Finding the area of a triangle might seem straightforward, but understanding how to do it with variables opens up a world of mathematical possibilities and problem-solving skills. This guide breaks down tested methods to calculate the area of a triangle using variables, ensuring you grasp the concepts clearly.
Understanding the Basics: Area of a Triangle
Before diving into variables, let's refresh the fundamental formula:
Area = (1/2) * base * height
Where:
- base: The length of the triangle's base.
- height: The perpendicular distance from the base to the opposite vertex (the highest point).
Method 1: Using Variables Directly
This is the most straightforward approach. We replace the base and height with variables. Let's use 'b' for base and 'h' for height.
The formula becomes:
Area = (1/2) * b * h
Example:
If b = 10 and h = 5, then:
Area = (1/2) * 10 * 5 = 25 square units.
Method 2: Incorporating Heron's Formula (for triangles with known side lengths)
Heron's formula is incredibly useful when you know the lengths of all three sides of the triangle (a, b, c) but not the height.
First, calculate the semi-perimeter (s):
s = (a + b + c) / 2
Then, apply Heron's formula:
Area = √(s(s-a)(s-b)(s-c))
Example:
Let's say a = 5, b = 6, and c = 7.
- Calculate the semi-perimeter (s): s = (5 + 6 + 7) / 2 = 9
- Apply Heron's formula: Area = √(9(9-5)(9-6)(9-7)) = √(9 * 4 * 3 * 2) = √216 ≈ 14.7 square units.
Method 3: Using Coordinates (for triangles plotted on a graph)
If you have the coordinates of the three vertices of the triangle, you can use the determinant method to find the area. Let's say the vertices are A(x1, y1), B(x2, y2), and C(x3, y3).
The formula is:
Area = (1/2) |(x1(y2 - y3) + x2(y3 - y1) + x3(y1 - y2))|
The absolute value symbol (|) ensures a positive area.
Example:
A(1, 1), B(4, 2), C(2, 5)
Area = (1/2) |(1(2 - 5) + 4(5 - 1) + 2(1 - 2))| = (1/2) |(-3 + 16 - 2)| = (1/2) * 11 = 5.5 square units.

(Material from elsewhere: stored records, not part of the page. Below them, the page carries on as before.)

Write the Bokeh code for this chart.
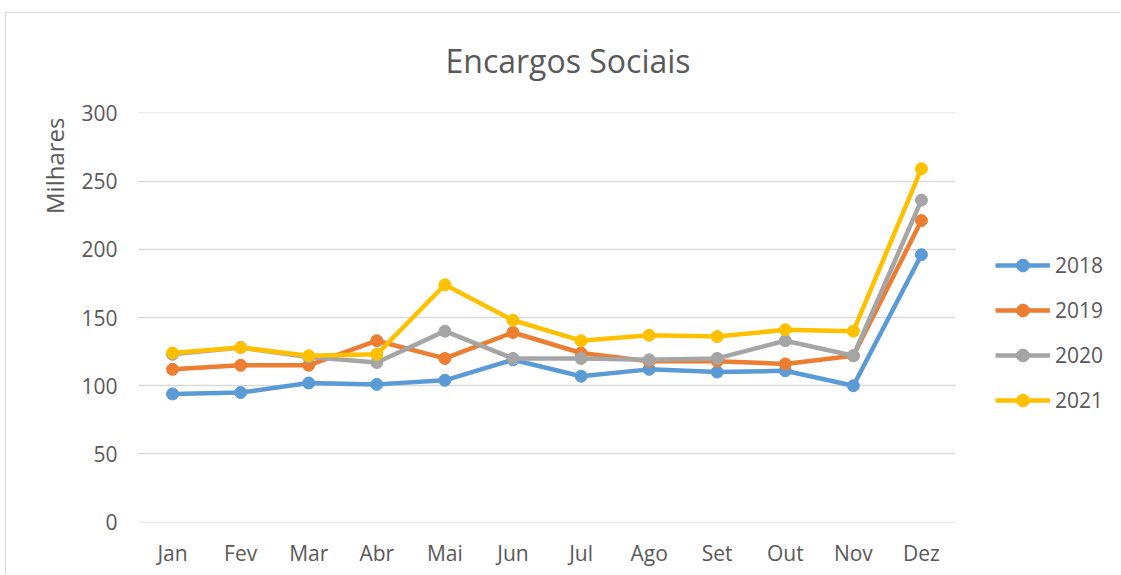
from bokeh.plotting import figure
from bokeh.models import ColumnDataSource, Legend, LegendItem, FixedTicker, Title, Range1d
from bokeh.embed import file_html
from bokeh.resources import INLINE

months = ["Jan", "Fev", "Mar", "Abr", "Mai", "Jun", "Jul", "Ago", "Set", "Out", "Nov", "Dez"]
years = ["2018", "2019", "2020", "2021"]
v2018 = [94, 95, 102, 101, 104, 119, 107, 112, 110, 111, 100, 196]
v2019 = [112, 115, 115, 133, 120, 139, 124, 118, 118, 116, 122, 221]
v2020 = [123, 128, 121, 117, 140, 120, 120, 119, 120, 133, 122, 236]
v2021 = [124, 128, 122, 123, 174, 148, 133, 137, 136, 141, 140, 259]
colors = ["#5B9BD5", "#ED7D31", "#A5A5A5", "#FFC000"]
y_ticks = [0, 50, 100, 150, 200, 250, 300]

FONT = "Open Sans"
TXT = "#595959"

idx = list(range(len(months)))
src = ColumnDataSource(dict(i=idx, y2018=v2018, y2019=v2019, y2020=v2020, y2021=v2021))

# plot area of the categories is 817 px wide; the legend lives in the 165 px to its right
n = len(months)
x_start = -0.5
x_cat_end = n - 0.5
x_end = x_cat_end + 165 * n / 817

# a hair of padding so that the 0 and 300 gridlines are drawn too
p = figure(x_range=Range1d(x_start, x_end), y_range=Range1d(-0.2, 300.2), width=1115, height=569,
           output_backend="svg", toolbar_location=None,
           min_border_left=133, min_border_right=0, min_border_top=106, min_border_bottom=52)
p.styles = {
    "margin-left": "5px", "margin-top": "5px",
    "background": "linear-gradient(#d9d9d9, #d9d9d9) left 0px top 7px / 100% 1px no-repeat, "
                  "linear-gradient(#d9d9d9, #d9d9d9) left 0px top 7px / 1px 100% no-repeat, white",
}
p.outline_line_color = None
p.background_fill_color = "white"
p.border_fill_color = None

p.title.text = "Encargos Sociais"
p.title.text_font = FONT
p.title.text_font_size = "32px"
p.title.text_font_style = "normal"
p.title.text_color = TXT
p.title.align = "left"
p.title.offset = 307
p.title.standoff = 62

p.xgrid.grid_line_color = None
p.ygrid.grid_line_color = "#d9d9d9"
p.ygrid.grid_line_width = 1.3
p.ygrid.cross_bounds = (x_start, x_cat_end)

for ax in (p.xaxis[0], p.yaxis[0]):
    ax.axis_line_color = None
    ax.major_tick_line_color = None
    ax.minor_tick_line_color = None
    ax.major_tick_out = 0
    ax.major_tick_in = 0
    ax.major_label_text_font = FONT
    ax.major_label_text_font_size = "21px"
    ax.major_label_text_color = TXT

p.xaxis[0].ticker = FixedTicker(ticks=idx)
p.xaxis[0].major_label_overrides = {i: m for i, m in zip(idx, months)}
p.yaxis[0].ticker = FixedTicker(ticks=y_ticks)
p.yaxis[0].major_label_standoff = 21
p.xaxis[0].major_label_standoff = 16

ytitle = Title(text="Milhares", align="right", offset=5, standoff=15,
               text_font=FONT, text_font_size="24px", text_font_style="normal",
               text_color=TXT)
p.add_layout(ytitle, "left")

items = []
for yr, col in zip(years, colors):
    r1 = p.line("i", "y" + yr, source=src, line_color=col, line_width=4.5, line_join="round")
    r2 = p.scatter("i", "y" + yr, source=src, size=12, fill_color=col, line_color=col)
    items.append(LegendItem(label=yr, renderers=[r1, r2]))

legend = Legend(items=items, location=(857, 106), orientation="vertical",
                glyph_width=55, glyph_height=32, label_height=20, spacing=13,
                label_standoff=5, padding=0, margin=0,
                border_line_color=None, background_fill_alpha=0,
                label_text_font=FONT, label_text_font_size="21px", label_text_color=TXT)
p.add_layout(legend, "center")

open("out.html", "w").write(file_html(p, INLINE))
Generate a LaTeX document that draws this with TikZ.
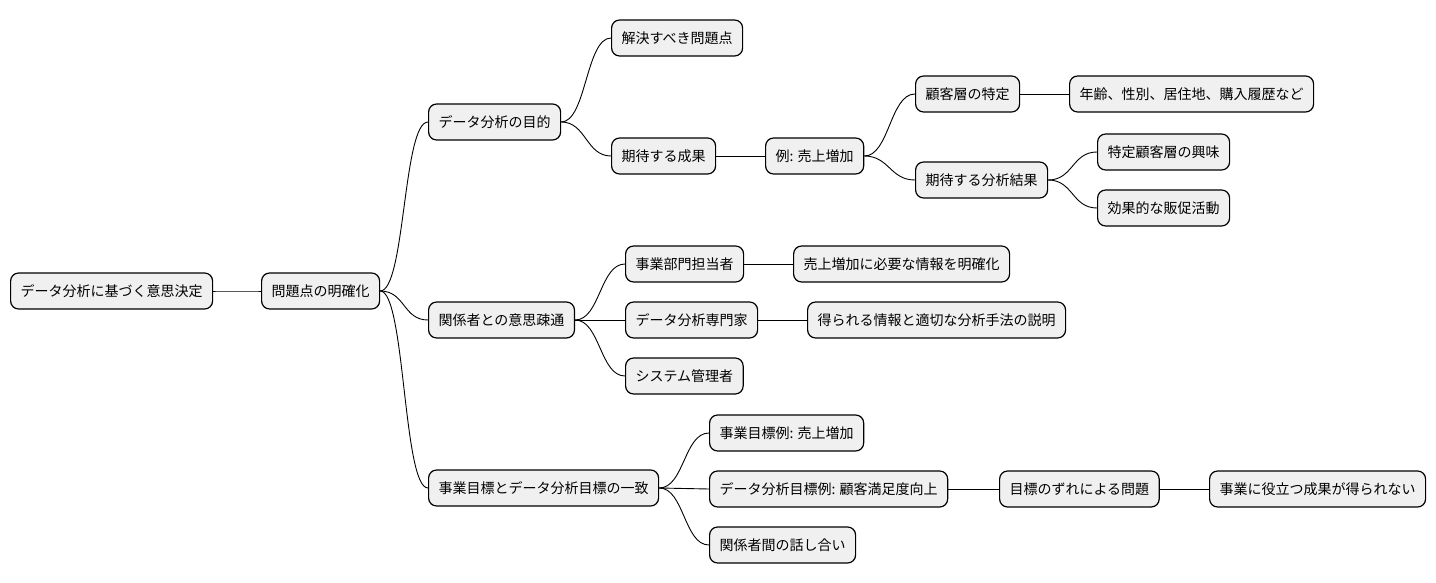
\documentclass[tikz,border=0pt]{standalone}
\usepackage{fontspec}
\setmainfont{Noto Sans CJK JP}
\begin{document}
\begin{tikzpicture}[x=1pt,y=-1pt,
  box/.style={draw=black,line width=1.2pt,fill=black!6,rounded corners=8pt,minimum height=36pt,inner xsep=10pt,anchor=west,font=\fontsize{14}{16}\selectfont},
  con/.style={line width=0.9pt}]
\useasboundingbox (0,0) rectangle (1436,583);
\node[box] (r) at (10,291) {データ分析に基づく意思決定};
\node[box] (m) at (261,291) {問題点の明確化};
\node[box] (a) at (428,122) {データ分析の目的};
\node[box] (a1) at (611,38) {解決すべき問題点};
\node[box] (a2) at (611,156) {期待する成果};
\node[box] (a3) at (765,156) {例: 売上増加};
\node[box] (a4) at (915,94) {顧客層の特定};
\node[box] (a5) at (1069,94) {年齢、性別、居住地、購入履歴など};
\node[box] (a6) at (915,180) {期待する分析結果};
\node[box] (a7) at (1097,152) {特定顧客層の興味};
\node[box] (a8) at (1097,208) {効果的な販促活動};
\node[box] (b) at (428,320) {関係者との意思疎通};
\node[box] (b1) at (625,264) {事業部門担当者};
\node[box] (b2) at (793,264) {売上増加に必要な情報を明確化};
\node[box] (b3) at (625,320) {データ分析専門家};
\node[box] (b4) at (807,320) {得られる情報と適切な分析手法の説明};
\node[box] (b5) at (625,376) {システム管理者};
\node[box] (c) at (428,488) {事業目標とデータ分析目標の一致};
\node[box] (c1) at (709,433) {事業目標例: 売上増加};
\node[box] (c2) at (709,489) {データ分析目標例: 顧客満足度向上};
\node[box] (c3) at (999,489) {目標のずれによる問題};
\node[box] (c4) at (1209,489) {事業に役立つ成果が得られない};
\node[box] (c5) at (709,545) {関係者間の話し合い};
\foreach \p/\c in {r/m,m/a,m/b,m/c,a/a1,a/a2,a2/a3,a3/a4,a4/a5,a3/a6,a6/a7,a6/a8,b/b1,b1/b2,b/b3,b3/b4,b/b5,c/c1,c/c2,c2/c3,c3/c4,c/c5}
  \draw[con] (\p.east) .. controls +(25,0) and +(-25,0) .. (\c.west);
\end{tikzpicture}
\end{document}
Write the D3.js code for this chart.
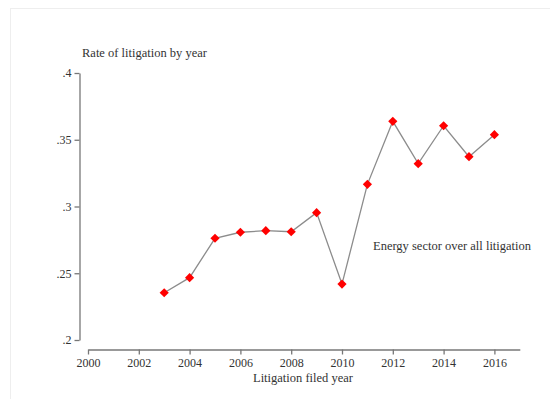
<!DOCTYPE html>
<html>
<head>
<meta charset="utf-8">
<script src="https://cdn.jsdelivr.net/npm/d3@7"></script>
<style>
  html, body { margin: 0; padding: 0; background: #fff; }
  svg { display: block; }
  text { font-family: "Liberation Serif", "Times New Roman", serif; fill: #333; }
</style>
</head>
<body>
<svg id="chart" width="550" height="399"></svg>
<script>
// Energy-sector share of all litigation, by filing year
const years = [2003, 2004, 2005, 2006, 2007, 2008, 2009, 2010, 2011, 2012, 2013, 2014, 2015, 2016];
const rates = [0.2354, 0.2467, 0.2762, 0.2807, 0.2819, 0.2811, 0.2954, 0.2419, 0.3166, 0.3638, 0.3321, 0.3605, 0.3373, 0.3538];
const xTicks = [2000, 2002, 2004, 2006, 2008, 2010, 2012, 2014, 2016];
const yTicks = [0.2, 0.25, 0.3, 0.35, 0.4];
const yTickLabels = [".2", ".25", ".3", ".35", ".4"];

const svg = d3.select("#chart");

// light frame around the plot region
svg.append("rect")
  .attr("x", 10.5).attr("y", 8.5)
  .attr("width", 560).attr("height", 420)
  .attr("fill", "none")
  .attr("stroke", "#eeeeee");

const x = d3.scaleLinear().domain([2000, 2017]).range([88, 519.8]);
const y = d3.scaleLinear().domain([0.2, 0.4]).range([340, 73]);

const axisColor = "#777";

// x axis
const gx = svg.append("g")
  .attr("transform", "translate(0,349.5)")
  .call(d3.axisBottom(x).tickValues(xTicks).tickFormat(d3.format("d")).tickSize(5).tickSizeOuter(0).tickPadding(4));
gx.select(".domain").attr("stroke", axisColor).attr("stroke-width", 1.3);
gx.selectAll(".tick line").attr("stroke", axisColor).attr("stroke-width", 1.3);
gx.selectAll(".tick text").attr("font-size", 12).style("fill", "#333");

// y axis
const gy = svg.append("g")
  .attr("transform", "translate(79.5,0)")
  .call(d3.axisLeft(y).tickValues(yTicks).tickFormat((d, i) => yTickLabels[i]).tickSize(5).tickSizeOuter(0).tickPadding(3));
gy.select(".domain").attr("stroke", axisColor).attr("stroke-width", 1.3);
gy.selectAll(".tick line").attr("stroke", axisColor).attr("stroke-width", 1.3);
gy.selectAll(".tick text").attr("font-size", 12).style("fill", "#333");

// axis titles
svg.append("text")
  .attr("x", 82).attr("y", 57)
  .attr("font-size", 12.5)
  .text("Rate of litigation by year");

svg.append("text")
  .attr("x", 303).attr("y", 382)
  .attr("text-anchor", "middle")
  .attr("font-size", 12.5)
  .text("Litigation filed year");

// series line
const data = years.map((yr, i) => ({ year: yr, rate: rates[i] }));
svg.append("path")
  .datum(data)
  .attr("fill", "none")
  .attr("stroke", "#8c8c8c")
  .attr("stroke-width", 1.3)
  .attr("d", d3.line().x(d => x(d.year)).y(d => y(d.rate)));

// diamond markers
svg.selectAll(".pt")
  .data(data)
  .join("path")
  .attr("class", "pt")
  .attr("transform", d => `translate(${x(d.year)},${y(d.rate)})`)
  .attr("d", "M0,-4.6L4.6,0L0,4.6L-4.6,0Z")
  .attr("fill", "#ff0000");

// series label
svg.append("text")
  .attr("x", 373).attr("y", 250)
  .attr("font-size", 12.5)
  .text("Energy sector over all litigation");
</script>
</body>
</html>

Practical Applications and Further Exploration
Understanding how to find the area of a triangle with variables is crucial in various fields:
- Geometry: Solving complex geometric problems.
- Calculus: Calculating areas under curves.
- Physics: Determining areas of force application.
- Engineering: Estimating areas in design and construction.
This exploration provides a solid foundation. You can further enhance your understanding by tackling more advanced problems involving multiple triangles, irregular shapes, and three-dimensional geometry. Remember to practice consistently to master these methods.